[Part of a data file]

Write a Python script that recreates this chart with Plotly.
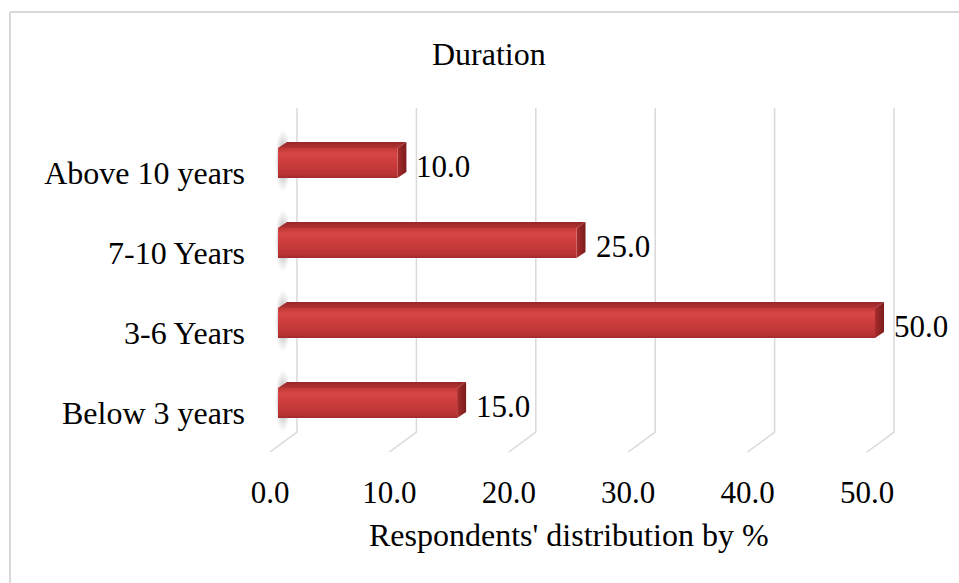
import plotly.graph_objects as go

# ---- data ----
categories = ["Below 3 years", "3-6 Years", "7-10 Years", "Above 10 years"]
values = [15.0, 50.0, 25.0, 10.0]
x_ticks = [0, 10, 20, 30, 40, 50]
x_tick_labels = ["0.0", "10.0", "20.0", "30.0", "40.0", "50.0"]
chart_title = "Duration"
x_title = "Respondents' distribution by %"

# ---- canvas / plot-area geometry (pixels) ----
W, H = 959, 583
L, R, T, B = 250, 959, 60, 470          # plot area box
X0_PX, PX_PER_UNIT = 270, 11.94         # front-floor position of value 0, px per %
Y0_PX, PX_PER_CAT = 413, 80             # first category on the front floor, px per category

def dx(px):   # horizontal pixel distance -> value units
    return px / PX_PER_UNIT

def dy(px):   # vertical pixel distance -> category units (upwards)
    return px / PX_PER_CAT

def paper_x(px):
    return (px - L) / (R - L)

def paper_y(py):
    return (B - py) / (B - T)

x_range = [-dx(X0_PX - L), dx(R - X0_PX)]
y_range = [-dy(B - Y0_PX), dy(Y0_PX - T)]

FONT = "Liberation Serif, Times New Roman, serif"
GRID = "#D9D9D9"

# 3-D box depth offsets
WALL_DX, WALL_DY = dx(27), dy(20)       # back wall relative to front floor
FLOOR_FRONT = -dy(452 - Y0_PX)
FLOOR_BACK = FLOOR_FRONT + WALL_DY
WALL_TOP = dy(Y0_PX - 108)
BAR_DX, BAR_DY = dx(8), dy(10)          # bar front face inside the box
BAR_HALF = dy(15)
SIDE_DX, SIDE_DY = dx(9), dy(6)         # bar top / end face depth

fig = go.Figure()

# back-wall gridlines and floor ticks
for v in x_ticks:
    fig.add_trace(go.Scatter(
        x=[v + WALL_DX, v + WALL_DX, v],
        y=[WALL_TOP, FLOOR_BACK, FLOOR_FRONT],
        mode="lines", line=dict(color=GRID, width=1.5),
        hoverinfo="skip", showlegend=False))

# bars drawn as 3-D boxes
for i, (cat, v) in enumerate(zip(categories, values)):
    yc = i + BAR_DY
    yb, yt = yc - BAR_HALF, yc + BAR_HALF
    x0, x1 = BAR_DX, v + BAR_DX

    # soft shadow on the left wall
    fig.add_trace(go.Scatter(
        x=[x0 - dx(3), x0 + dx(13), x0 + dx(13), x0 - dx(3), x0 - dx(3)],
        y=[yb - dy(14), yb - dy(14), yt + dy(18), yt + dy(18), yb - dy(14)],
        mode="lines", line=dict(width=0), fill="toself",
        fillgradient=dict(type="radial",
                          colorscale=[[0, "rgba(100,100,100,0.85)"],
                                      [0.6, "rgba(140,140,140,0.35)"],
                                      [1, "rgba(160,160,160,0)"]]),
        hoverinfo="skip", showlegend=False))

    # top face
    fig.add_trace(go.Scatter(
        x=[x0, x1, x1 + SIDE_DX, x0 + SIDE_DX, x0],
        y=[yt, yt, yt + SIDE_DY, yt + SIDE_DY, yt],
        mode="lines", line=dict(width=0), fill="toself",
        fillgradient=dict(type="vertical",
                          colorscale=[[0, "#B23333"], [1, "#962626"]]),
        hoverinfo="skip", showlegend=False))

    # end face
    fig.add_trace(go.Scatter(
        x=[x1, x1 + SIDE_DX, x1 + SIDE_DX, x1, x1],
        y=[yb, yb + SIDE_DY, yt + SIDE_DY, yt, yb],
        mode="lines", line=dict(width=0), fill="toself",
        fillgradient=dict(type="horizontal",
                          colorscale=[[0, "#A82C2C"], [1, "#7A1C1C"]]),
        hoverinfo="skip", showlegend=False))

    # front face
    fig.add_trace(go.Scatter(
        x=[x0, x1, x1, x0, x0],
        y=[yb, yb, yt, yt, yb],
        mode="lines", line=dict(width=0), fill="toself",
        fillgradient=dict(type="vertical",
                          colorscale=[[0, "#A22B2B"], [0.12, "#B93434"],
                                      [0.5, "#CB3B3B"], [0.8, "#D84646"],
                                      [1, "#C33838"]]),
        name=cat, hovertemplate=f"{cat}: {v:.1f}<extra></extra>",
        showlegend=False))

annotations = []
# value labels
for i, v in enumerate(values):
    annotations.append(dict(
        x=v + dx(25), y=i + dy(7), xref="x", yref="y",
        text=f"{v:.1f}", showarrow=False, xanchor="left", yanchor="middle",
        font=dict(family=FONT, size=31, color="#000000")))

# chart title and axis title
annotations.append(dict(
    x=paper_x(489), y=paper_y(54), xref="paper", yref="paper",
    text=chart_title, showarrow=False, xanchor="center", yanchor="middle",
    font=dict(family=FONT, size=32, color="#000000")))
annotations.append(dict(
    x=25, y=paper_y(535), xref="x", yref="paper",
    text=x_title, showarrow=False, xanchor="center", yanchor="middle",
    font=dict(family=FONT, size=32, color="#000000")))

# chart-area border
shapes = [
    dict(type="line", xref="paper", yref="paper",
         x0=paper_x(10), x1=paper_x(W + 5), y0=paper_y(12), y1=paper_y(12),
         line=dict(color=GRID, width=2)),
    dict(type="line", xref="paper", yref="paper",
         x0=paper_x(10), x1=paper_x(10), y0=paper_y(12), y1=paper_y(H + 5),
         line=dict(color=GRID, width=2)),
]

fig.update_layout(
    width=W, height=H,
    margin=dict(l=L, r=W - R, t=T, b=H - B, pad=0),
    paper_bgcolor="white", plot_bgcolor="white",
    showlegend=False,
    annotations=annotations,
    shapes=shapes,
    xaxis=dict(range=x_range, tickvals=x_ticks, ticktext=x_tick_labels,
               showgrid=False, zeroline=False, showline=False, ticks="",
               ticklabelstandoff=1, fixedrange=True,
               tickfont=dict(family=FONT, size=31, color="#000000")),
    yaxis=dict(range=y_range, tickvals=list(range(len(categories))),
               ticktext=categories, showgrid=False, zeroline=False,
               showline=False, ticks="", ticklabelstandoff=4, fixedrange=True,
               tickfont=dict(family=FONT, size=32, color="#000000")),
)

fig.write_html("out.html")
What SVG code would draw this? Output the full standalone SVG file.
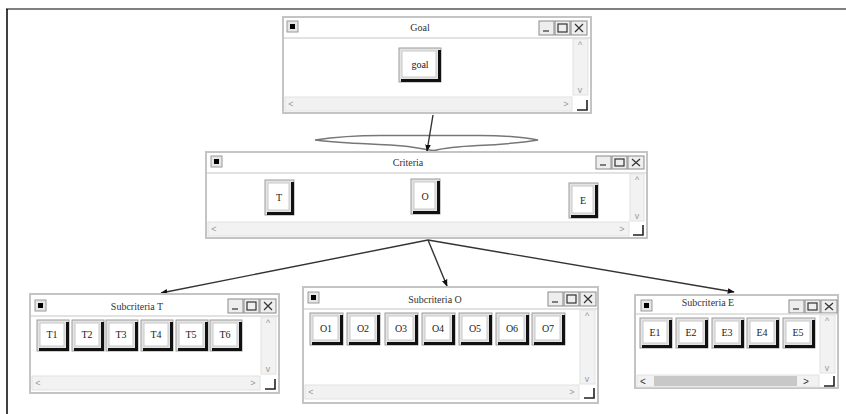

*THE PROBLEM*: Copy out all the data without changing anything, and drop the pictures.

*ANSWER TO THIS TASK*:
Write a Python script that recreates this chart with Plotly.
import plotly.graph_objects as go

# ---- data ----
categories = ["Below 3 years", "3-6 Years", "7-10 Years", "Above 10 years"]
values = [15.0, 50.0, 25.0, 10.0]
x_ticks = [0, 10, 20, 30, 40, 50]
x_tick_labels = ["0.0", "10.0", "20.0", "30.0", "40.0", "50.0"]
chart_title = "Duration"
x_title = "Respondents' distribution by %"

# ---- canvas / plot-area geometry (pixels) ----
W, H = 959, 583
L, R, T, B = 250, 959, 60, 470          # plot area box
X0_PX, PX_PER_UNIT = 270, 11.94         # front-floor position of value 0, px per %
Y0_PX, PX_PER_CAT = 413, 80             # first category on the front floor, px per category

def dx(px):   # horizontal pixel distance -> value units
    return px / PX_PER_UNIT

def dy(px):   # vertical pixel distance -> category units (upwards)
    return px / PX_PER_CAT

def paper_x(px):
    return (px - L) / (R - L)

def paper_y(py):
    return (B - py) / (B - T)

x_range = [-dx(X0_PX - L), dx(R - X0_PX)]
y_range = [-dy(B - Y0_PX), dy(Y0_PX - T)]

FONT = "Liberation Serif, Times New Roman, serif"
GRID = "#D9D9D9"

# 3-D box depth offsets
WALL_DX, WALL_DY = dx(27), dy(20)       # back wall relative to front floor
FLOOR_FRONT = -dy(452 - Y0_PX)
FLOOR_BACK = FLOOR_FRONT + WALL_DY
WALL_TOP = dy(Y0_PX - 108)
BAR_DX, BAR_DY = dx(8), dy(10)          # bar front face inside the box
BAR_HALF = dy(15)
SIDE_DX, SIDE_DY = dx(9), dy(6)         # bar top / end face depth

fig = go.Figure()

# back-wall gridlines and floor ticks
for v in x_ticks:
    fig.add_trace(go.Scatter(
        x=[v + WALL_DX, v + WALL_DX, v],
        y=[WALL_TOP, FLOOR_BACK, FLOOR_FRONT],
        mode="lines", line=dict(color=GRID, width=1.5),
        hoverinfo="skip", showlegend=False))

# bars drawn as 3-D boxes
for i, (cat, v) in enumerate(zip(categories, values)):
    yc = i + BAR_DY
    yb, yt = yc - BAR_HALF, yc + BAR_HALF
    x0, x1 = BAR_DX, v + BAR_DX

    # soft shadow on the left wall
    fig.add_trace(go.Scatter(
        x=[x0 - dx(3), x0 + dx(13), x0 + dx(13), x0 - dx(3), x0 - dx(3)],
        y=[yb - dy(14), yb - dy(14), yt + dy(18), yt + dy(18), yb - dy(14)],
        mode="lines", line=dict(width=0), fill="toself",
        fillgradient=dict(type="radial",
                          colorscale=[[0, "rgba(100,100,100,0.85)"],
                                      [0.6, "rgba(140,140,140,0.35)"],
                                      [1, "rgba(160,160,160,0)"]]),
        hoverinfo="skip", showlegend=False))

    # top face
    fig.add_trace(go.Scatter(
        x=[x0, x1, x1 + SIDE_DX, x0 + SIDE_DX, x0],
        y=[yt, yt, yt + SIDE_DY, yt + SIDE_DY, yt],
        mode="lines", line=dict(width=0), fill="toself",
        fillgradient=dict(type="vertical",
                          colorscale=[[0, "#B23333"], [1, "#962626"]]),
        hoverinfo="skip", showlegend=False))

    # end face
    fig.add_trace(go.Scatter(
        x=[x1, x1 + SIDE_DX, x1 + SIDE_DX, x1, x1],
        y=[yb, yb + SIDE_DY, yt + SIDE_DY, yt, yb],
        mode="lines", line=dict(width=0), fill="toself",
        fillgradient=dict(type="horizontal",
                          colorscale=[[0, "#A82C2C"], [1, "#7A1C1C"]]),
        hoverinfo="skip", showlegend=False))

    # front face
    fig.add_trace(go.Scatter(
        x=[x0, x1, x1, x0, x0],
        y=[yb, yb, yt, yt, yb],
        mode="lines", line=dict(width=0), fill="toself",
        fillgradient=dict(type="vertical",
                          colorscale=[[0, "#A22B2B"], [0.12, "#B93434"],
                                      [0.5, "#CB3B3B"], [0.8, "#D84646"],
                                      [1, "#C33838"]]),
        name=cat, hovertemplate=f"{cat}: {v:.1f}<extra></extra>",
        showlegend=False))

annotations = []
# value labels
for i, v in enumerate(values):
    annotations.append(dict(
        x=v + dx(25), y=i + dy(7), xref="x", yref="y",
        text=f"{v:.1f}", showarrow=False, xanchor="left", yanchor="middle",
        font=dict(family=FONT, size=31, color="#000000")))

# chart title and axis title
annotations.append(dict(
    x=paper_x(489), y=paper_y(54), xref="paper", yref="paper",
    text=chart_title, showarrow=False, xanchor="center", yanchor="middle",
    font=dict(family=FONT, size=32, color="#000000")))
annotations.append(dict(
    x=25, y=paper_y(535), xref="x", yref="paper",
    text=x_title, showarrow=False, xanchor="center", yanchor="middle",
    font=dict(family=FONT, size=32, color="#000000")))

# chart-area border
shapes = [
    dict(type="line", xref="paper", yref="paper",
         x0=paper_x(10), x1=paper_x(W + 5), y0=paper_y(12), y1=paper_y(12),
         line=dict(color=GRID, width=2)),
    dict(type="line", xref="paper", yref="paper",
         x0=paper_x(10), x1=paper_x(10), y0=paper_y(12), y1=paper_y(H + 5),
         line=dict(color=GRID, width=2)),
]

fig.update_layout(
    width=W, height=H,
    margin=dict(l=L, r=W - R, t=T, b=H - B, pad=0),
    paper_bgcolor="white", plot_bgcolor="white",
    showlegend=False,
    annotations=annotations,
    shapes=shapes,
    xaxis=dict(range=x_range, tickvals=x_ticks, ticktext=x_tick_labels,
               showgrid=False, zeroline=False, showline=False, ticks="",
               ticklabelstandoff=1, fixedrange=True,
               tickfont=dict(family=FONT, size=31, color="#000000")),
    yaxis=dict(range=y_range, tickvals=list(range(len(categories))),
               ticktext=categories, showgrid=False, zeroline=False,
               showline=False, ticks="", ticklabelstandoff=4, fixedrange=True,
               tickfont=dict(family=FONT, size=32, color="#000000")),
)

fig.write_html("out.html")
What SVG code would draw this? Output the full standalone SVG file.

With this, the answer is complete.